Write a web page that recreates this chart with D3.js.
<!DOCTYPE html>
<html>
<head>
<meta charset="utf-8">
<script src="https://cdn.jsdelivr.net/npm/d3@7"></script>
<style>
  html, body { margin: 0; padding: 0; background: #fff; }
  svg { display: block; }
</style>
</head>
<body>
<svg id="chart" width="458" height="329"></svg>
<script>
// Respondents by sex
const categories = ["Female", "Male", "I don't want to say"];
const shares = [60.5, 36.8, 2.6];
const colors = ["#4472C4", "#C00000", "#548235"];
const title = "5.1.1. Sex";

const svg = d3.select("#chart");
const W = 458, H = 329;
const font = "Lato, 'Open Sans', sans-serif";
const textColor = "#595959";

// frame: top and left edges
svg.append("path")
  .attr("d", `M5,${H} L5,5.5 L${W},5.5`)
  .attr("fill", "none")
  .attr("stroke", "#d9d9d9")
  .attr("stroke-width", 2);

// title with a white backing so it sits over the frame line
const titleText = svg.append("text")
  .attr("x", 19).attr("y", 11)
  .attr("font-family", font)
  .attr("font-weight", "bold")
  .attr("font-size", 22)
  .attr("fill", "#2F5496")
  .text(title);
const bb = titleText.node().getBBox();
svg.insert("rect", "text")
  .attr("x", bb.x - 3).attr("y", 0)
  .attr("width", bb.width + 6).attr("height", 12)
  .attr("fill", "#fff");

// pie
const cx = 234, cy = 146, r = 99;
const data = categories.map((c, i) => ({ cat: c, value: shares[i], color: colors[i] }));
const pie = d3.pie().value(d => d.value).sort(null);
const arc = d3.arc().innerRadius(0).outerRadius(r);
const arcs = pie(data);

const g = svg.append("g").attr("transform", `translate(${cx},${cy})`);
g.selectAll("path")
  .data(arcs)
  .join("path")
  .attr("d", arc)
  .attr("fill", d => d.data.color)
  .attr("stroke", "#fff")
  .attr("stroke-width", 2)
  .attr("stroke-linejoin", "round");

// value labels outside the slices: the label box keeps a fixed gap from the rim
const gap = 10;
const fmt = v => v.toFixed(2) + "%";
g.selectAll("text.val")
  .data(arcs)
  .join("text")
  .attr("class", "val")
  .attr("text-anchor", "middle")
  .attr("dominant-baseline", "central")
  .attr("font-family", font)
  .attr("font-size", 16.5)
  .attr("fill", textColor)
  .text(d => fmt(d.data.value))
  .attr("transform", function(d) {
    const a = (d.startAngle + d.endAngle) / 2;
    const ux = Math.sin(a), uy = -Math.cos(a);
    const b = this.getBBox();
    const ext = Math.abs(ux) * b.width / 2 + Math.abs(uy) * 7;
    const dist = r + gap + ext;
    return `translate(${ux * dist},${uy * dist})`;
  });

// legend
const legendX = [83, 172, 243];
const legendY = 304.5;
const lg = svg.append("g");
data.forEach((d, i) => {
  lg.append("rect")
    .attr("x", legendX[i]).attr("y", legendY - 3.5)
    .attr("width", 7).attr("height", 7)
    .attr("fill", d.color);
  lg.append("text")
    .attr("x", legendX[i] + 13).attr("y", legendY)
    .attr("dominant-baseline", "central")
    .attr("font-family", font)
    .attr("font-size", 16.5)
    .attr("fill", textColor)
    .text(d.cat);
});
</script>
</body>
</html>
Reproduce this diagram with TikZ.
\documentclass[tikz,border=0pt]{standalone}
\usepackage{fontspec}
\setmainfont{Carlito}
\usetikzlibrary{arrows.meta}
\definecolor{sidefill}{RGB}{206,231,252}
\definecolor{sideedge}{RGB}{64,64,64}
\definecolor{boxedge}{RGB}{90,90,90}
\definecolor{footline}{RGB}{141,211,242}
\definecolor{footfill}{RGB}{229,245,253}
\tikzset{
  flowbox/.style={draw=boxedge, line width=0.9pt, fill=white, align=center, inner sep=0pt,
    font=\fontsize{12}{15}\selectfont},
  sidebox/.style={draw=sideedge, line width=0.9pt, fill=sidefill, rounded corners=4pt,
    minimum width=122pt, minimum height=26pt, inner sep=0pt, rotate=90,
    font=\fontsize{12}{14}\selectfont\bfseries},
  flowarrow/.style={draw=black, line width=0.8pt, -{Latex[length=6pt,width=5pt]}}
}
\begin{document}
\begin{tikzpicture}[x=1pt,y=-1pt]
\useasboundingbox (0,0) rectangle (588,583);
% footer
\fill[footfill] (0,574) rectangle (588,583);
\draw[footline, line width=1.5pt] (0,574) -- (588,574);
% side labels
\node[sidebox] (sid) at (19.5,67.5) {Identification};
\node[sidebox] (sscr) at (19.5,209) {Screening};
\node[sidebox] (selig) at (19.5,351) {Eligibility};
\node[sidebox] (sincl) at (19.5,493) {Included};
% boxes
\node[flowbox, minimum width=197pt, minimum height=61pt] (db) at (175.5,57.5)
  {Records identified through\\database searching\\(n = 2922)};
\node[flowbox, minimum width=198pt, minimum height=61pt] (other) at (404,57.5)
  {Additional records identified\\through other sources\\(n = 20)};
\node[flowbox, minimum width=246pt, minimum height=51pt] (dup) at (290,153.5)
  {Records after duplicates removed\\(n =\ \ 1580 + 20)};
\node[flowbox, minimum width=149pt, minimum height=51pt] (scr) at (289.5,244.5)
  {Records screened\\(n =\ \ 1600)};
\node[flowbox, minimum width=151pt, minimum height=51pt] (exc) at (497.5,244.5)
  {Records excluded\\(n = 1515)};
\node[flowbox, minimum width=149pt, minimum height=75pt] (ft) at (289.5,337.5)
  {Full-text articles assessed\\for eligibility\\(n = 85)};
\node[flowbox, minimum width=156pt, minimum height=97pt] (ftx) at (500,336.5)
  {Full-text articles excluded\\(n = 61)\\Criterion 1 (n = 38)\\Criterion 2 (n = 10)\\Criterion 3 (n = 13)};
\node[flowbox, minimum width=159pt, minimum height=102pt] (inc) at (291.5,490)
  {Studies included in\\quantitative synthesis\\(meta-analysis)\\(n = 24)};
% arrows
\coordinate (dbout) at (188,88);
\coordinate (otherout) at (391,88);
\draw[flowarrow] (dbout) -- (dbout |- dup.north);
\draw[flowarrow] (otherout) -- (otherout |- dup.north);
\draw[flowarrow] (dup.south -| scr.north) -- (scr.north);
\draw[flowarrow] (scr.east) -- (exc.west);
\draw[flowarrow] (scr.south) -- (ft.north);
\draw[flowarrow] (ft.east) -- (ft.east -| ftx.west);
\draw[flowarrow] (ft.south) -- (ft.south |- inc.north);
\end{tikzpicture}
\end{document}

* Goal
Reproduce the records word for word.

* Final answer
Write a web page that recreates this chart with D3.js.
<!DOCTYPE html>
<html>
<head>
<meta charset="utf-8">
<script src="https://cdn.jsdelivr.net/npm/d3@7"></script>
<style>
  html, body { margin: 0; padding: 0; background: #fff; }
  svg { display: block; }
</style>
</head>
<body>
<svg id="chart" width="458" height="329"></svg>
<script>
// Respondents by sex
const categories = ["Female", "Male", "I don't want to say"];
const shares = [60.5, 36.8, 2.6];
const colors = ["#4472C4", "#C00000", "#548235"];
const title = "5.1.1. Sex";

const svg = d3.select("#chart");
const W = 458, H = 329;
const font = "Lato, 'Open Sans', sans-serif";
const textColor = "#595959";

// frame: top and left edges
svg.append("path")
  .attr("d", `M5,${H} L5,5.5 L${W},5.5`)
  .attr("fill", "none")
  .attr("stroke", "#d9d9d9")
  .attr("stroke-width", 2);

// title with a white backing so it sits over the frame line
const titleText = svg.append("text")
  .attr("x", 19).attr("y", 11)
  .attr("font-family", font)
  .attr("font-weight", "bold")
  .attr("font-size", 22)
  .attr("fill", "#2F5496")
  .text(title);
const bb = titleText.node().getBBox();
svg.insert("rect", "text")
  .attr("x", bb.x - 3).attr("y", 0)
  .attr("width", bb.width + 6).attr("height", 12)
  .attr("fill", "#fff");

// pie
const cx = 234, cy = 146, r = 99;
const data = categories.map((c, i) => ({ cat: c, value: shares[i], color: colors[i] }));
const pie = d3.pie().value(d => d.value).sort(null);
const arc = d3.arc().innerRadius(0).outerRadius(r);
const arcs = pie(data);

const g = svg.append("g").attr("transform", `translate(${cx},${cy})`);
g.selectAll("path")
  .data(arcs)
  .join("path")
  .attr("d", arc)
  .attr("fill", d => d.data.color)
  .attr("stroke", "#fff")
  .attr("stroke-width", 2)
  .attr("stroke-linejoin", "round");

// value labels outside the slices: the label box keeps a fixed gap from the rim
const gap = 10;
const fmt = v => v.toFixed(2) + "%";
g.selectAll("text.val")
  .data(arcs)
  .join("text")
  .attr("class", "val")
  .attr("text-anchor", "middle")
  .attr("dominant-baseline", "central")
  .attr("font-family", font)
  .attr("font-size", 16.5)
  .attr("fill", textColor)
  .text(d => fmt(d.data.value))
  .attr("transform", function(d) {
    const a = (d.startAngle + d.endAngle) / 2;
    const ux = Math.sin(a), uy = -Math.cos(a);
    const b = this.getBBox();
    const ext = Math.abs(ux) * b.width / 2 + Math.abs(uy) * 7;
    const dist = r + gap + ext;
    return `translate(${ux * dist},${uy * dist})`;
  });

// legend
const legendX = [83, 172, 243];
const legendY = 304.5;
const lg = svg.append("g");
data.forEach((d, i) => {
  lg.append("rect")
    .attr("x", legendX[i]).attr("y", legendY - 3.5)
    .attr("width", 7).attr("height", 7)
    .attr("fill", d.color);
  lg.append("text")
    .attr("x", legendX[i] + 13).attr("y", legendY)
    .attr("dominant-baseline", "central")
    .attr("font-family", font)
    .attr("font-size", 16.5)
    .attr("fill", textColor)
    .text(d.cat);
});
</script>
</body>
</html>
Reproduce this diagram with TikZ.
\documentclass[tikz,border=0pt]{standalone}
\usepackage{fontspec}
\setmainfont{Carlito}
\usetikzlibrary{arrows.meta}
\definecolor{sidefill}{RGB}{206,231,252}
\definecolor{sideedge}{RGB}{64,64,64}
\definecolor{boxedge}{RGB}{90,90,90}
\definecolor{footline}{RGB}{141,211,242}
\definecolor{footfill}{RGB}{229,245,253}
\tikzset{
  flowbox/.style={draw=boxedge, line width=0.9pt, fill=white, align=center, inner sep=0pt,
    font=\fontsize{12}{15}\selectfont},
  sidebox/.style={draw=sideedge, line width=0.9pt, fill=sidefill, rounded corners=4pt,
    minimum width=122pt, minimum height=26pt, inner sep=0pt, rotate=90,
    font=\fontsize{12}{14}\selectfont\bfseries},
  flowarrow/.style={draw=black, line width=0.8pt, -{Latex[length=6pt,width=5pt]}}
}
\begin{document}
\begin{tikzpicture}[x=1pt,y=-1pt]
\useasboundingbox (0,0) rectangle (588,583);
% footer
\fill[footfill] (0,574) rectangle (588,583);
\draw[footline, line width=1.5pt] (0,574) -- (588,574);
% side labels
\node[sidebox] (sid) at (19.5,67.5) {Identification};
\node[sidebox] (sscr) at (19.5,209) {Screening};
\node[sidebox] (selig) at (19.5,351) {Eligibility};
\node[sidebox] (sincl) at (19.5,493) {Included};
% boxes
\node[flowbox, minimum width=197pt, minimum height=61pt] (db) at (175.5,57.5)
  {Records identified through\\database searching\\(n = 2922)};
\node[flowbox, minimum width=198pt, minimum height=61pt] (other) at (404,57.5)
  {Additional records identified\\through other sources\\(n = 20)};
\node[flowbox, minimum width=246pt, minimum height=51pt] (dup) at (290,153.5)
  {Records after duplicates removed\\(n =\ \ 1580 + 20)};
\node[flowbox, minimum width=149pt, minimum height=51pt] (scr) at (289.5,244.5)
  {Records screened\\(n =\ \ 1600)};
\node[flowbox, minimum width=151pt, minimum height=51pt] (exc) at (497.5,244.5)
  {Records excluded\\(n = 1515)};
\node[flowbox, minimum width=149pt, minimum height=75pt] (ft) at (289.5,337.5)
  {Full-text articles assessed\\for eligibility\\(n = 85)};
\node[flowbox, minimum width=156pt, minimum height=97pt] (ftx) at (500,336.5)
  {Full-text articles excluded\\(n = 61)\\Criterion 1 (n = 38)\\Criterion 2 (n = 10)\\Criterion 3 (n = 13)};
\node[flowbox, minimum width=159pt, minimum height=102pt] (inc) at (291.5,490)
  {Studies included in\\quantitative synthesis\\(meta-analysis)\\(n = 24)};
% arrows
\coordinate (dbout) at (188,88);
\coordinate (otherout) at (391,88);
\draw[flowarrow] (dbout) -- (dbout |- dup.north);
\draw[flowarrow] (otherout) -- (otherout |- dup.north);
\draw[flowarrow] (dup.south -| scr.north) -- (scr.north);
\draw[flowarrow] (scr.east) -- (exc.west);
\draw[flowarrow] (scr.south) -- (ft.north);
\draw[flowarrow] (ft.east) -- (ft.east -| ftx.west);
\draw[flowarrow] (ft.south) -- (ft.south |- inc.north);
\end{tikzpicture}
\end{document}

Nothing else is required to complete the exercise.